(Rows from a dataset)
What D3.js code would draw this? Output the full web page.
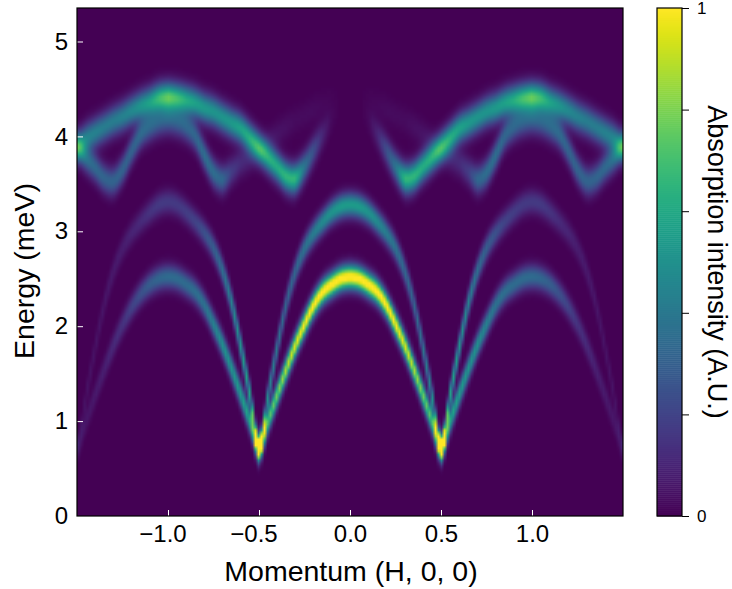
<!DOCTYPE html>
<html>
<head>
<meta charset="utf-8">
<script src="https://cdn.jsdelivr.net/npm/d3@7"></script>
<style>
  body { margin: 0; background: #fff; }
  svg { display: block; font-family: "Liberation Sans", Arial, sans-serif; }
</style>
</head>
<body>
<svg width="732" height="589"></svg>
<script>
// ridge positions, the map is mirror symmetric around H = 0
const momentum = [0, .05, .1, .15, .2, .25, .3, .35, .4, .45, .5, .55, .6, .65, .7, .75, .8, .85, .9, .95, 1, 1.05, 1.1, 1.15, 1.2, 1.25, 1.3, 1.35, 1.4, 1.45, 1.5];

const lowerEnergy = [2.52, 2.5, 2.44, 2.36, 2.22, 2.02, 1.8, 1.55, 1.28, 1, .72, 1, 1.28, 1.55, 1.8, 2.02, 2.22, 2.36, 2.44, 2.5, 2.52, 2.5, 2.44, 2.34, 2.2, 2.02, 1.8, 1.55, 1.28, 1, .72];
const lowerAmp = [1.05, 1.05, 1.05, 1.05, 1.03, 1, .95, .88, .78, .72, .9, .6, .55, .52, .5, .44, .38, .36, .35, .35, .35, .33, .3, .25, .2, .15, .12, .09, .07, .06, .05];

const upperEnergy = [3.28, 3.26, 3.2, 3.1, 2.98, 2.82, 2.58, 2.24, 1.78, 1.27, .72, 1.27, 1.78, 2.24, 2.58, 2.82, 2.98, 3.1, 3.2, 3.28, 3.31, 3.28, 3.2, 3.1, 2.98, 2.82, 2.58, 2.24, 1.78, 1.27, .7];
const upperAmp = [.55, .55, .52, .48, .42, .38, .33, .32, .38, .46, .85, .58, .52, .44, .36, .3, .25, .2, .18, .17, .17, .17, .15, .12, .1, .08, .07, .06, .05, .05, .04];

const topEnergy = [4.35, 4.3, 4.18, 4.02, 3.85, 3.68, 3.56, 3.58, 3.68, 3.78, 3.88, 3.98, 4.08, 4.14, 4.2, 4.26, 4.3, 4.35, 4.38, 4.4, 4.41, 4.4, 4.36, 4.32, 4.27, 4.21, 4.16, 4.1, 4.04, 3.98, 3.9];
const topAmp = [0, 0, .02, .1, .24, .38, .66, .66, .62, .64, .66, .63, .58, .54, .52, .52, .54, .57, .62, .7, .76, .68, .57, .52, .47, .44, .42, .42, .44, .44, .4];

const midEnergy = [4.45, 4.43, 4.4, 4.34, 4.28, 4.22, 4.17, 4.1, 4.02, 3.93, 3.84, 3.78, 3.72, 3.63, 3.55, 3.62, 3.8, 4, 4.1, 4.15, 4.17, 4.15, 4.1, 4.02, 3.85, 3.65, 3.53, 3.56, 3.67, 3.77, 3.88];
const midAmp = [0, 0, .01, .02, .03, .03, .03, .04, .05, .06, .08, .1, .12, .18, .33, .36, .36, .33, .32, .3, .3, .3, .32, .34, .32, .32, .32, .32, .34, .36, .38];

// energy width of each band
const bandWidths = [.085, .085, .105, .1];

const xTicks = [-1, -0.5, 0, 0.5, 1];
const yTicks = [0, 1, 2, 3, 4, 5];
const colorTicks = [0, 0.2, 0.4, 0.6, 0.8, 1];
const colorTickLabels = ['0', '', '', '', '', '1'];

const svg = d3.select('svg');

const plot = { left: 77, right: 623, top: 8, bottom: 516 };
const bar = { left: 657, right: 682 };
const cell = 3; // the map is coarser than the screen

const x = d3.scaleLinear().domain([-1.5, 1.5]).range([plot.left, plot.right]);
const y = d3.scaleLinear().domain([0, 5.353]).range([plot.bottom, plot.top]);
const color = d3.scaleSequential(d3.interpolateViridis).domain([0, 1]).clamp(true);

// catmull-rom lookup along the momentum grid, keeps the ridges free of kinks
const ridge = (values) => {
  const step = momentum[1] - momentum[0];
  return (q) => {
    const t = Math.min(q / step, values.length - 1.001);
    const i = Math.floor(t);
    const f = t - i;
    const p0 = values[Math.max(i - 1, 0)];
    const p1 = values[i];
    const p2 = values[i + 1];
    const p3 = values[Math.min(i + 2, values.length - 1)];
    return 0.5 * (2 * p1 + (p2 - p0) * f + (2 * p0 - 5 * p1 + 4 * p2 - p3) * f * f + (3 * p1 - p0 - 3 * p2 + p3) * f * f * f);
  };
};

const bands = [
  [lowerEnergy, lowerAmp],
  [upperEnergy, upperAmp],
  [topEnergy, topAmp],
  [midEnergy, midAmp]
].map(([e, a], i) => ({
  energy: ridge(e),
  amp: d3.scaleLinear().domain(momentum).range(a),
  width: bandWidths[i]
}));

// heat map, painted on a canvas and placed in the svg
const w = plot.right - plot.left;
const h = plot.bottom - plot.top;
const nx = Math.round(w / cell);
const ny = Math.round(h / cell);
const canvas = document.createElement('canvas');
canvas.width = nx;
canvas.height = ny;
const ctx = canvas.getContext('2d');
const img = ctx.createImageData(nx, ny);
for (let j = 0; j < ny; j++) {
  const en = y.invert(plot.top + (j + 0.5) * h / ny);
  for (let i = 0; i < nx; i++) {
    const q = Math.abs(x.invert(plot.left + (i + 0.5) * w / nx));
    let sum = 0;
    bands.forEach(b => {
      const d = (en - b.energy(q)) / b.width;
      sum += b.amp(q) * Math.exp(-d * d / 2);
    });
    const c = d3.rgb(color(sum));
    const k = (j * nx + i) * 4;
    img.data[k] = c.r;
    img.data[k + 1] = c.g;
    img.data[k + 2] = c.b;
    img.data[k + 3] = 255;
  }
}
ctx.putImageData(img, 0, 0);

svg.append('image')
  .attr('x', plot.left)
  .attr('y', plot.top)
  .attr('width', w)
  .attr('height', h)
  .attr('preserveAspectRatio', 'none')
  .attr('href', canvas.toDataURL());

// axes
const xAxisG = svg.append('g')
  .attr('transform', `translate(0,${plot.bottom})`)
  .call(d3.axisBottom(x).tickValues(xTicks).tickSize(-6).tickPadding(9).tickFormat(d3.format('.1f')));
const yAxisG = svg.append('g')
  .attr('transform', `translate(${plot.left},0)`)
  .call(d3.axisLeft(y).tickValues(yTicks).tickSize(-6).tickPadding(9).tickFormat(d3.format('d')));

[xAxisG, yAxisG].forEach(g => {
  g.select('.domain').remove();
  g.selectAll('.tick line').attr('stroke', '#fff').attr('stroke-width', 1);
  g.selectAll('.tick text').attr('fill', '#000').attr('font-size', 24);
});
// negative labels sit a little left of their ticks
xAxisG.selectAll('.tick text').attr('dx', d => d < 0 ? -5.5 : 0);

svg.append('rect')
  .attr('x', plot.left)
  .attr('y', plot.top)
  .attr('width', w)
  .attr('height', h)
  .attr('fill', 'none')
  .attr('stroke', '#000')
  .attr('stroke-width', 1.2);

svg.append('text')
  .attr('x', 351)
  .attr('y', 581)
  .attr('text-anchor', 'middle')
  .attr('font-size', 28.5)
  .text('Momentum (H, 0, 0)');

svg.append('text')
  .attr('transform', `translate(34,271) rotate(-90)`)
  .attr('text-anchor', 'middle')
  .attr('font-size', 28.5)
  .text('Energy (meV)');

// colorbar
const cScale = d3.scaleLinear().domain([0, 1]).range([plot.bottom, plot.top]);
const steps = d3.range(0, 1, 1 / 256);
svg.append('g').selectAll('rect').data(steps)
  .enter().append('rect')
  .attr('x', bar.left)
  .attr('width', bar.right - bar.left)
  .attr('y', d => cScale(d + 1 / 256))
  .attr('height', d => cScale(d) - cScale(d + 1 / 256) + 0.5)
  .attr('fill', d => color(d + 0.5 / 256));

const cAxisG = svg.append('g')
  .attr('transform', `translate(${bar.right},0)`)
  .call(d3.axisRight(cScale).tickValues(colorTicks).tickSize(7).tickPadding(8)
    .tickFormat((d, i) => colorTickLabels[i]));
cAxisG.select('.domain').remove();
cAxisG.selectAll('.tick line').attr('stroke', '#000').attr('stroke-width', 1);
cAxisG.selectAll('.tick text').attr('fill', '#000').attr('font-size', 17);

svg.append('rect')
  .attr('x', bar.left)
  .attr('y', plot.top)
  .attr('width', bar.right - bar.left)
  .attr('height', h)
  .attr('fill', 'none')
  .attr('stroke', '#000')
  .attr('stroke-width', 1.2);

svg.append('text')
  .attr('transform', `translate(708,262) rotate(90)`)
  .attr('text-anchor', 'middle')
  .attr('font-size', 27)
  .text('Absorption intensity (A.U.)');
</script>
</body>
</html>
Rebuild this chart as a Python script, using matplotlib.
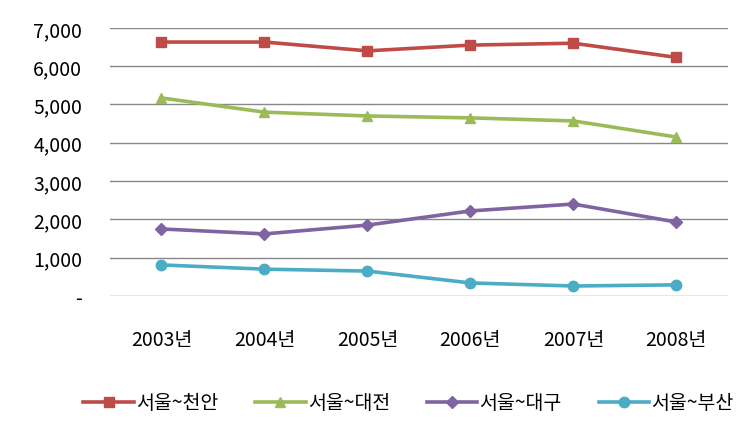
import matplotlib.pyplot as plt
from matplotlib.ticker import FuncFormatter

plt.rcParams['font.family'] = ['Noto Sans CJK KR', 'DejaVu Sans']

anni = ['2003년', '2004년', '2005년', '2006년', '2007년', '2008년']
serie = ['서울~천안', '서울~대전', '서울~대구', '서울~부산']
cheonan = [6630, 6630, 6400, 6550, 6600, 6230]
daejeon = [5170, 4800, 4700, 4650, 4570, 4150]
daegu = [1750, 1620, 1850, 2220, 2400, 1930]
busan = [810, 700, 650, 340, 260, 290]

colori = ['#BE4B48', '#9BBB59', '#8064A2', '#4BACC6']
marker = ['s', '^', 'D', 'o']
msize = [7.5, 7.5, 6, 7.5]

fig = plt.figure(figsize=(7.48, 4.31), dpi=100)
ax = fig.add_axes([0.147, 0.311, 0.826, 0.622])

x = range(len(anni))
for valori, nome, c, m, ms in zip([cheonan, daejeon, daegu, busan], serie, colori, marker, msize):
    ax.plot(x, valori, color=c, marker=m, markersize=ms, linewidth=2.6, label=nome)

ax.set_xlim(-0.5, len(anni) - 0.5)
ax.set_ylim(0, 7000)
ax.set_yticks(range(0, 7001, 1000))
ax.yaxis.set_major_formatter(FuncFormatter(lambda v, p: '-' if v == 0 else f'{int(v):,}'))
ax.set_xticks(list(x))
ax.set_xticklabels(anni)
ax.grid(axis='y', color='#888888', linewidth=1)
ax.set_axisbelow(True)
for s in ax.spines.values():
    s.set_visible(False)
ax.tick_params(length=0, labelsize=14, colors='black')
ax.tick_params(axis='y', pad=20)
ax.tick_params(axis='x', pad=24)

fig.legend(loc='center', bbox_to_anchor=(0.546, 0.063), ncol=4, frameon=False,
           fontsize=14, handlelength=2.6, columnspacing=1.9, handletextpad=0.1)

fig.savefig('out.png', dpi=100)
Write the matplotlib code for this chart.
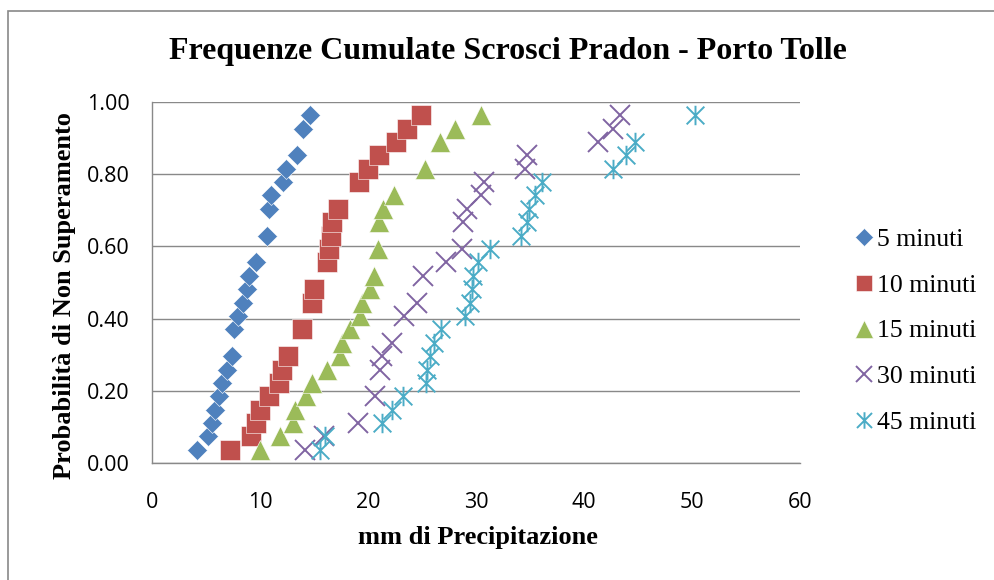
import matplotlib
matplotlib.use("Agg")
import matplotlib.pyplot as plt
from matplotlib.path import Path
from matplotlib.patches import Rectangle

# cumulative frequency of rain bursts, one list pair per duration
x_5min = [4.2, 5.2, 5.6, 5.8, 6.2, 6.5, 6.9, 7.4, 7.6, 8.0, 8.4, 8.8, 9.0, 9.6,
          10.65, 10.8, 11.0, 12.1, 12.4, 13.4, 14.0, 14.66]
y_5min = [0.037, 0.074, 0.111, 0.148, 0.185, 0.222, 0.259, 0.296, 0.370, 0.407,
          0.444, 0.481, 0.519, 0.556, 0.630, 0.704, 0.741, 0.778, 0.815, 0.852,
          0.926, 0.963]

x_10min = [7.2, 9.2, 9.6, 10.0, 10.8, 11.8, 12.0, 12.6, 13.9, 14.85, 15.0, 16.2,
           16.4, 16.6, 16.7, 17.25, 19.2, 20.0, 21.05, 22.6, 23.6, 24.9]
y_10min = [0.037, 0.074, 0.111, 0.148, 0.185, 0.222, 0.259, 0.296, 0.370, 0.444,
           0.481, 0.556, 0.593, 0.630, 0.667, 0.704, 0.778, 0.815, 0.852, 0.889,
           0.926, 0.963]

x_15min = [10.0, 11.85, 13.1, 13.2, 14.3, 14.85, 16.2, 17.4, 17.6, 18.3, 19.3, 19.4,
           20.2, 20.6, 20.9, 21.05, 21.4, 22.4, 25.3, 26.7, 28.05, 30.5]
y_15min = [0.037, 0.074, 0.111, 0.148, 0.185, 0.222, 0.259, 0.296, 0.333, 0.370,
           0.407, 0.444, 0.481, 0.519, 0.593, 0.667, 0.704, 0.741, 0.815, 0.889,
           0.926, 0.963]

x_30min = [14.2, 15.9, 19.1, 20.65, 21.1, 21.3, 22.2, 23.3, 24.5, 25.1, 27.2, 28.7,
           28.8, 29.2, 30.5, 30.7, 34.5, 34.7, 41.3, 42.7, 43.3]
y_30min = [0.037, 0.074, 0.111, 0.185, 0.259, 0.296, 0.333, 0.407, 0.444, 0.519,
           0.556, 0.593, 0.667, 0.704, 0.741, 0.778, 0.815, 0.852, 0.889, 0.926,
           0.963]

x_45min = [15.6, 16.0, 21.3, 22.2, 23.2, 25.4, 25.5, 25.7, 26.1, 26.8, 29.0, 29.4,
           29.6, 29.75, 30.2, 31.3, 34.2, 34.7, 34.9, 35.5, 36.1, 42.7, 43.9, 44.7,
           50.3]
y_45min = [0.037, 0.074, 0.111, 0.148, 0.185, 0.222, 0.259, 0.296, 0.333, 0.370,
           0.407, 0.444, 0.481, 0.519, 0.556, 0.593, 0.630, 0.667, 0.704, 0.741,
           0.778, 0.815, 0.852, 0.889, 0.963]

labels = ["5 minuti", "10 minuti", "15 minuti", "30 minuti", "45 minuti"]
colors = ["#4F81BD", "#C0504D", "#9BBB59", "#8064A2", "#4BACC6"]

# x with a vertical stroke, like the spreadsheet "star" marker
star = Path([(-0.5, -0.5), (0.5, 0.5), (-0.5, 0.5), (0.5, -0.5), (0, -0.55), (0, 0.55)],
            [Path.MOVETO, Path.LINETO, Path.MOVETO, Path.LINETO, Path.MOVETO, Path.LINETO])

grey = "#898989"
serif = "Liberation Serif"
sans = "Open Sans"

fig = plt.figure(figsize=(9.94, 5.8), dpi=100)
ax = fig.add_axes([152 / 994, 1 - 463 / 580, 648 / 994, 361 / 580])

ax.plot(x_5min, y_5min, linestyle="none", marker="D", ms=10.3,
        color=colors[0], mec="white", mew=0.4, label=labels[0])
ax.plot(x_10min, y_10min, linestyle="none", marker="s", ms=14,
        color=colors[1], mec="white", mew=0.4, label=labels[1])
ax.plot(x_15min, y_15min, linestyle="none", marker="^", ms=14.5,
        color=colors[2], mec="white", mew=0.4, label=labels[2])
ax.plot(x_30min, y_30min, linestyle="none", marker="x", ms=14,
        color=colors[3], mew=1.4, label=labels[3])
ax.plot(x_45min, y_45min, linestyle="none", marker=star, ms=14,
        mfc="none", mec=colors[4], mew=1.4, label=labels[4])

ax.set_xlim(0, 60)
ax.set_ylim(0, 1)
ax.set_xticks(range(0, 61, 10))
ax.set_yticks([0, 0.2, 0.4, 0.6, 0.8, 1.0])
ax.set_yticklabels(["0.00", "0.20", "0.40", "0.60", "0.80", "1.00"])
ax.tick_params(axis="both", length=0, labelsize=15.5)
ax.tick_params(axis="y", pad=16)
ax.tick_params(axis="x", pad=21)
for lab in ax.get_xticklabels() + ax.get_yticklabels():
    lab.set_fontfamily(sans)

ax.grid(axis="y", color=grey, linewidth=1.0)
ax.set_axisbelow(True)
for side in ["top", "right"]:
    ax.spines[side].set_visible(False)
for side in ["left", "bottom"]:
    ax.spines[side].set_color(grey)
    ax.spines[side].set_linewidth(1.0)

ax.set_xlabel("mm di Precipitazione", fontsize=19, fontweight="bold", fontfamily=serif)
ax.set_ylabel("Probabilità di Non Superamento", fontsize=19, fontweight="bold",
              fontfamily=serif)
ax.xaxis.set_label_coords(0.503, -0.175)
ax.yaxis.set_label_coords(-0.118, 0.465)

fig.text(508 / 994, 1 - 52 / 580, "Frequenze Cumulate Scrosci Pradon - Porto Tolle",
         ha="center", va="center", fontsize=23, fontweight="bold", fontfamily=serif)

ax.legend(loc="center left", bbox_to_anchor=(854 / 994, 1 - 331 / 580),
          bbox_transform=fig.transFigure, frameon=False, handlelength=0.75,
          handletextpad=0.15, labelspacing=0.88, borderaxespad=0, borderpad=0,
          prop={"family": serif, "size": 18.5}, markerscale=0.85)

# chart area border
fig.patches.append(Rectangle((8 / 994, -0.05), 1.2, 1.05 - 11 / 580,
                             transform=fig.transFigure, fill=False,
                             edgecolor=grey, linewidth=1.2))

fig.savefig("out.png", dpi=100)
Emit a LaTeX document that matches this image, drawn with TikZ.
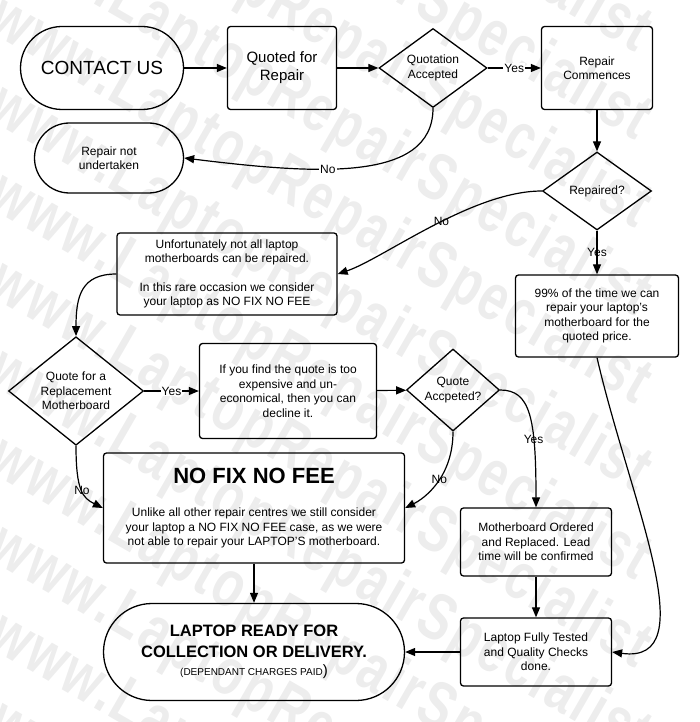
\documentclass[tikz,border=0pt]{standalone}
\usepackage{fontspec}
\setmainfont{Liberation Sans}
\newfontfamily\wmfont[LetterSpace=6]{Liberation Sans}
\usetikzlibrary{shapes.geometric, arrows.meta}

\tikzset{
  box/.style={draw, line width=1.3pt, rounded corners=3pt, align=center,
              inner sep=2pt, font=\fontsize{12}{14.5}\selectfont},
  pill/.style={draw, line width=1.3pt, align=center, inner sep=2pt,
               font=\fontsize{12}{14.5}\selectfont},
  choice/.style={draw, diamond, line width=1.3pt, align=center, inner sep=0pt,
                 font=\fontsize{12}{14.5}\selectfont},
  link/.style={line width=1.2pt, -{Triangle[length=10pt,width=8pt]}},
  lbl/.style={fill=white, inner sep=1pt, font=\fontsize{12}{14}\selectfont},
  tag/.style={inner sep=1pt, font=\fontsize{12}{14}\selectfont},
  wmark/.style={text=gray!14, font=\wmfont\bfseries\fontsize{66}{66}\selectfont,
                anchor=base west, inner sep=0pt}
}

\begin{document}
\begin{tikzpicture}[x=1pt, y=-1pt]
  \useasboundingbox (0,0) rectangle (700,722);

  % watermark
  \foreach \k in {-5,...,9}{
    \begin{scope}[shift={(-15,-59+88*\k)}, rotate=-30, xscale=0.75, transform shape]
      \node[wmark] (wm\k) at (0,0) {www.LaptopRepairSpecialist};
    \end{scope}
  }

  \node[pill, minimum width=163pt, minimum height=83pt, rounded corners=41.5pt,
        font=\fontsize{19}{22}\selectfont] (contact) at (102,68) {CONTACT US};
  \node[box, minimum width=109pt, minimum height=83pt,
        font=\fontsize{15}{18}\selectfont] (quoted) at (282,68) {Quoted for\\Repair};
  \node[choice, minimum width=108pt, minimum height=79pt] (quoteacc) at (433,68) {Quotation\\Accepted};
  \node[box, minimum width=111pt, minimum height=83pt] (commence) at (597,68) {Repair\\Commences};
  \node[pill, minimum width=149pt, minimum height=70pt, rounded corners=35pt] (notdone) at (109,158) {Repair not\\undertaken};
  \node[choice, minimum width=109pt, minimum height=78pt] (repaired) at (597,191) {Repaired?};
  \node[box, minimum width=220pt, minimum height=82pt] (sorry) at (227,274)
    {Unfortunately not all laptop\\motherboards can be repaired.\\[14pt]In this rare occasion we consider\\your laptop as NO FIX NO FEE};
  \node[box, minimum width=163pt, minimum height=82pt] (ninety) at (597,316)
    {99\% of the time we can\\repair your laptop's\\motherboard for the\\quoted price.};
  \node[choice, minimum width=135pt, minimum height=94pt] (replace) at (76,391) {Quote for a\\Replacement\\Motherboard};
  \node[box, minimum width=177pt, minimum height=95pt] (decline) at (288,391)
    {If you find the quote is too\\expensive and un-\\economical, then you can\\decline it.};
  \node[choice, minimum width=93pt, minimum height=67pt] (quoteok) at (453,390) {Quote\\Accpeted?};
  \node[box, minimum width=301pt, minimum height=110pt] (nofix) at (254,508)
    {{\fontsize{22}{26}\selectfont\bfseries NO FIX NO FEE}\\[19pt]Unlike all other repair centres we still consider\\your laptop a NO FIX NO FEE case, as we were\\not able to repair your LAPTOP'S motherboard.};
  \node[pill, minimum width=301pt, minimum height=97pt, rounded corners=48.5pt,
        font=\fontsize{16.5}{21}\selectfont\bfseries] (ready) at (254,652)
    {LAPTOP READY FOR\\COLLECTION OR DELIVERY.\\[-3pt]{\mdseries\fontsize{10}{12}\selectfont (DEPENDANT CHARGES PAID}{\mdseries\fontsize{15}{15}\selectfont )}};
  \node[box, minimum width=151pt, minimum height=68pt] (ordered) at (536,542)
    {Motherboard Ordered\\and Replaced. Lead\\time will be confirmed};
  \node[box, minimum width=151pt, minimum height=68pt] (tested) at (536,652)
    {Laptop Fully Tested\\and Quality Checks\\done.};

  \draw[link] (contact) -- (quoted);
  \draw[link] (quoted) -- (quoteacc);
  \draw[link] (quoteacc) -- node[lbl] {Yes} (commence);
  \draw[link] (quoteacc.south) .. controls +(0,75) and +(130,16) .. node[lbl, pos=.6] {No} (notdone.east);
  \draw[link] (commence) -- (repaired);
  \draw[link] (repaired.west) .. controls +(-70,0) and +(45,-15) .. node[tag, pos=.45] {No} (sorry.east);
  \draw[link] (repaired) -- node[tag] {Yes} (ninety);
  \draw[link] (sorry.west) .. controls +(-35,0) and +(0,-40) .. (replace.north);
  \draw[link] (replace) -- node[lbl] {Yes} (decline);
  \draw[link] (decline) -- (quoteok);
  \draw[link] (quoteok.east) .. controls +(30,0) and +(0,-90) .. node[tag, pos=.68] {Yes} (ordered.north);
  \draw[link] (quoteok.south) .. controls +(0,45) and +(20,-10) .. node[tag, pos=.45] {No} (nofix.east);
  \draw[link] (replace.south) .. controls +(0,45) and +(-20,-10) .. node[tag, pos=.5] {No} (nofix.west);
  \draw[link] (nofix) -- (ready);
  \draw[link] (ordered) -- (tested);
  \draw[link] (tested) -- (ready);
  \draw[link] (ninety.south) .. controls +(33,143) and +(94,13) .. (tested.east);
\end{tikzpicture}
\end{document}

#### [Challenge]
Scan the lines for the string "with". Copy out each line that matches.

#### [Task response]
# x with a vertical stroke, like the spreadsheet "star" marker
Emit a LaTeX document that matches this image, drawn with TikZ.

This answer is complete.